Not too long ago, some close friends of mine and I were having a conversation. Generally when we speak the conversation can quite literally go any which way and change directions in an instant. We talk about life, friends, elephant dung (don’t judge us but this is true), and everything in between. But since we are all full-time artists, it can be all but guaranteed that the state of art industry is going to pop up in any given conversation. This was no exception.

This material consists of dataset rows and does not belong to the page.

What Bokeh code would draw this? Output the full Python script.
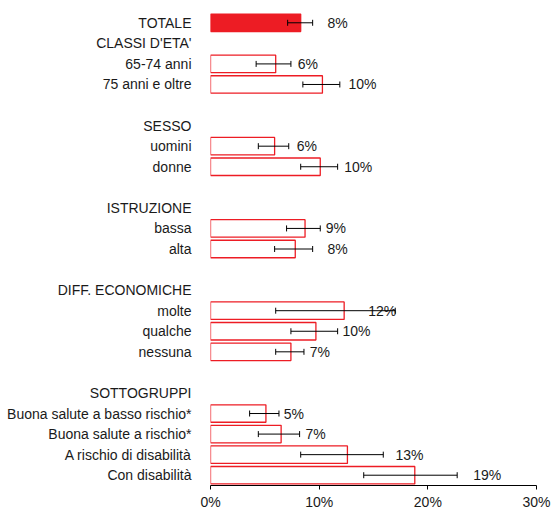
from bokeh.plotting import figure
from bokeh.models import (Range1d, FixedTicker, Whisker, TeeHead, ColumnDataSource,
                          PrintfTickFormatter)
from bokeh.core.properties import value
from bokeh.embed import file_html
from bokeh.resources import INLINE

# Row layout (top to bottom); empty strings are spacer rows
row_labels = ["TOTALE", "CLASSI D'ETA'", "65-74 anni", "75 anni e oltre", "",
              "SESSO", "uomini", "donne", "",
              "ISTRUZIONE", "bassa", "alta", "",
              "DIFF. ECONOMICHE", "molte", "qualche", "nessuna", "",
              "SOTTOGRUPPI", "Buona salute a basso rischio*", "Buona salute a rischio*",
              "A rischio di disabilità", "Con disabilità"]

bar_categories = ["TOTALE", "65-74 anni", "75 anni e oltre", "uomini", "donne",
                  "bassa", "alta", "molte", "qualche", "nessuna",
                  "Buona salute a basso rischio*", "Buona salute a rischio*",
                  "A rischio di disabilità", "Con disabilità"]
values = [8.3, 6.0, 10.3, 5.9, 10.1, 8.7, 7.8, 12.3, 9.7, 7.4, 5.1, 6.5, 12.6, 18.8]
ci_low = [7.1, 4.2, 8.5, 4.4, 8.3, 7.0, 5.9, 6.0, 7.4, 6.0, 3.6, 4.4, 8.3, 14.1]
ci_high = [9.4, 7.4, 11.9, 7.2, 11.7, 10.1, 9.4, 17.0, 11.7, 8.6, 6.3, 8.2, 15.9, 22.7]
value_labels = ["8%", "6%", "10%", "6%", "10%", "9%", "8%", "12%", "10%", "7%",
                "5%", "7%", "13%", "19%"]
label_anchor = [10.76, 8.03, 12.70, 7.94, 12.30, 10.61, 10.76, 14.51, 12.15, 9.14,
                6.74, 8.75, 17.02, 24.17]
x_ticks = [0, 10, 20, 30]

RED = "#ED1C24"
FONT = "Liberation Sans"

ys = [row_labels.index(c) for c in bar_categories]
fills = [RED if c == "TOTALE" else "white" for c in bar_categories]
src = ColumnDataSource(dict(y=ys, v=values, lo=ci_low, hi=ci_high, lab=value_labels,
                            lx=label_anchor, fill=fills))

p = figure(frame_width=326, frame_height=473,
           min_border_left=210, min_border_top=12, min_border_right=15, min_border_bottom=24,
           x_range=Range1d(0, 30), y_range=Range1d(len(row_labels) - 0.5, -0.5),
           output_backend="svg", toolbar_location=None)

p.hbar(y="y", left=0, right="v", height=0.85, source=src,
       fill_color="fill", line_color=RED, line_width=1.3)

wh = Whisker(source=src, base="y", lower="lo", upper="hi", dimension="width",
             line_color="black", line_width=1, level="annotation",
             lower_head=TeeHead(size=6, line_color="black", line_width=1),
             upper_head=TeeHead(size=6, line_color="black", line_width=1))
p.add_layout(wh)

p.text(x="lx", y="y", text="lab", source=src, text_font=value(FONT),
       text_font_size="14px", text_align="left", text_baseline="middle",
       text_color="#1a1a1a")

# y axis: row labels
tick_rows = [i for i, l in enumerate(row_labels) if l]
p.yaxis.ticker = FixedTicker(ticks=tick_rows)
p.yaxis.major_label_overrides = {i: row_labels[i] for i in tick_rows}
p.yaxis.axis_line_color = None
p.yaxis.major_tick_line_color = None
p.yaxis.minor_tick_line_color = None
p.yaxis.major_label_text_font = FONT
p.yaxis.major_label_text_font_size = "14px"
p.yaxis.major_label_text_color = "#1a1a1a"
p.yaxis.major_label_standoff = 13

# x axis
p.xaxis.ticker = FixedTicker(ticks=x_ticks)
p.xaxis.formatter = PrintfTickFormatter(format="%d%%")
p.xaxis.axis_line_color = "black"
p.xaxis.axis_line_width = 1
p.xaxis.major_tick_line_color = "black"
p.xaxis.major_tick_out = 4
p.xaxis.major_tick_in = 0
p.xaxis.minor_tick_line_color = None
p.xaxis.major_label_text_font = FONT
p.xaxis.major_label_text_font_size = "14px"
p.xaxis.major_label_text_color = "#1a1a1a"
p.xaxis.major_label_standoff = 4

p.grid.visible = False
p.outline_line_color = None
p.background_fill_color = "white"
p.border_fill_color = "white"

open("out.html", "w").write(file_html(p, INLINE))
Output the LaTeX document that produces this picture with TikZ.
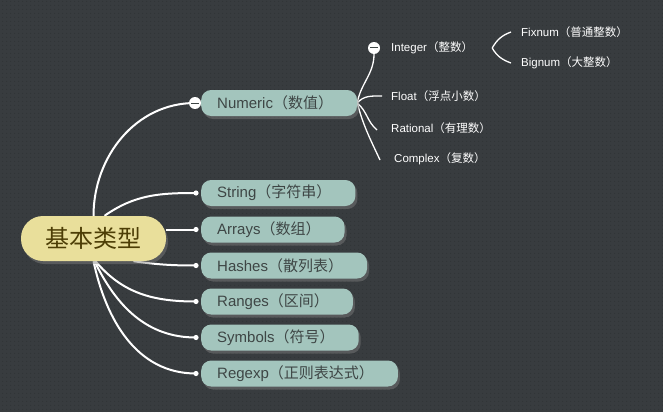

As we continued musing about the highs and lows, gripes, griefs, rewards, and inspirations behind our work, we stumbled upon a question: “What is your favorite (insert your own type of work here)?” Now this is a question I get ALL the time at shows. Folks walk in, take a look around, enjoy the work, pick out a favorite, then ask me, “What’s your favorite photograph, JP?” My answer is always immediately and unequivocally the same. I don’t have to say a word. I just point to Winter’s Light, which is always hanging…
This is the image that started it all for me. It’s not the image that launched my career in photography, per se, but it is the one that gained a little recognition and gave me the confidence to pursue a lifetime or creating images to share. It features lovely light, nice foreground interest, and the composition is good. It will likely always remain my favorite image I’ve ever taken. That is, until I heard the following.
When I asked my friend, Johno (of Johno’s Art Studio – check out his work here) what his favorite painting was, I was stunned by the simplicity and brilliance of his response. “My last one,” he said. My last one. It made perfect sense. His wife, Maria (of Maria’s Ideas – check out her work here) went on to explain, though the point hit home immediately. We should ALWAYS be learning and improving on past works and experiences and incorporating the lessons learned into our next piece. Simple yet brilliant.
I’d be lying, though, if I said that this revelation didn’t shake me to my core. I just stated how Winter’s Light is my all time favorite photo I’ve ever taken. Look at the watermark on it. It was taken in 2011. Clearly this is not my last photo. In fact, it was one of my first. Does that mean that I’ve not improved upon my photography process in the five years I’ve been taking photos? Of course not. This is simply a good photograph with a ton of sentimental value attached to it, so chances are it will still remain my favorite. But that doesn’t mean there are not things I would change. Not just with this photo, but every single photo I’ve ever taken. Everything can be better.
And that, my friends, is the entire point of this post. Never become complacent in your achievements. You can be happy about them, but unsatisfied with them. It’s okay to want more. It’s okay to be your own toughest critic. Every time I click the shutter I want that newest photo to be the best I’ve ever taken. This is obviously unrealistic, as I take my fair share of “clunkers,” but I believe having that mindset will allow me to continue to learn from past mistakes and build upon current successes.